Georges Lemaître, l’Einstein belge

Novembre 2022

Encore cette confrontation de la rigueur scientifique et de l'honnêteté intellectuelle avec l'ouverture à l'au-delà de l'humain!

Georges Lemaître, l’Einstein belge, c’est sous ce titre que la Revue Générale, n°2022/3 de septembre 2022 propose un Dossier consacré à ce grand savant (1894-1966) du 20e siècle. Sept articles de spécialistes de Lemaître, de sa vie de chercheur et de prêtre catholique, (pp. 17-102) présentent les différents aspects de cette riche personnalité dont on nous donne deux textes originaux: le texte d’une interview radiophonique de 1957 sur ses relations avec Einstein, ainsi qu’un remarquable texte paru en 1960 dans la Revue Générale sous le titre L’étrangeté de l’univers (pp. 47-62).

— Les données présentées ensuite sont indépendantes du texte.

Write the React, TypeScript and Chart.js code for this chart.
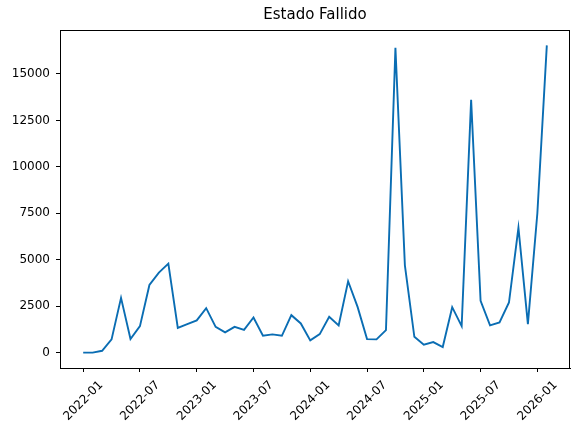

Si Dominique Lambert fait le portrait du “croyant” et du “prêtre” très engagé que fut Georges Lemaître tout au long de sa vie (pp. 31-46), tous les Auteurs ne manquent pas de signaler la constante distance qu’il met entre son engagement de Foi et sa recherche Scientifique. Il ne veut aucune interférence… et l’on connaît sa controverse avec le Pape Pie XII quand celui-ci sembla récupérer sa vision de l’atome primitif pour la mettre au service d’une théologie de la création… ce qui n’empêcha pas que Rome le nomme en 1955, Président de l’Académie Pontificale des Sciences!

Les Auteurs citent différents passages qui montrent cette “droiture intellectuelle” du savant, notamment ces mots dans une interview à Radio Canada un mois avant son décès: “La physique n’exclut pas la Providence. Rien n’arrive sans son ordre ou sa permission, même si cette action suave n’a rien de miraculeux. L’évolution que ce soit celle de l’univers ou du monde vivant, a pu se faire au hasard des sauts quantiques ou des mutations. Néanmoins, ce hasard a pu d’un point de vue supérieur être orienté vers un but.” (p. 46). L’apport de Catherine d’Oultremont (pp. 23-29) qui retrace son parcours dans la mouvance des plus grands témoins de la physique moderne (Congrès Solvay à Bruxelles), se termine sur une note qui met en évidence son humilité et l’humour positif de sa Foi chrétienne: “… je suis moi-même de ces malheureux qui n’ont aucune chance que la Sainte Vierge leur apparaisse. À moins qu’elle ne veuille un jour me faire la nique! … Je m’entends fort bien avec la Sainte Vierge sans ses apparitions; je l’aime beaucoup et je crois qu’elle m’aime bien aussi”(d’une Lettre au Recteur de l’Université de Louvain à propos des apparitions de Fatima, p. 28).

Son texte sur L’étrangeté de l’univers est visionnaire. Cette étrangeté est au cœur même des théories quantiques et des études sur la complexité scientifique qui sont à l’avant-garde de la recherche fondamentale actuelle. “Je ne veux pas développer davantage ici l’hypothèse de l’atome primitif. Mon sujet est l’étrangeté du monde. Je veux me borner à montrer que l’étrangeté de l’atome primitif aide à comprendre comment l’univers a pu débuter d’une façon naturelle” (p.61).

Et il ajoute “Je préfère pour ma part ce commencement naturel à la chiquenaude initiale dont parlait Pascal avant Laplace et par laquelle Dieu serait intervenu dans le domaine des causes naturelles pour mettre le monde en mouvement” (p.61)

Merci à la Revue Générale de nous rappeler ce grand penseur, ce grand chercheur, qui a forgé ses premières idées, comme Pierre Teilhard de Chardin, dans les tranchées de la première guerre mondiale!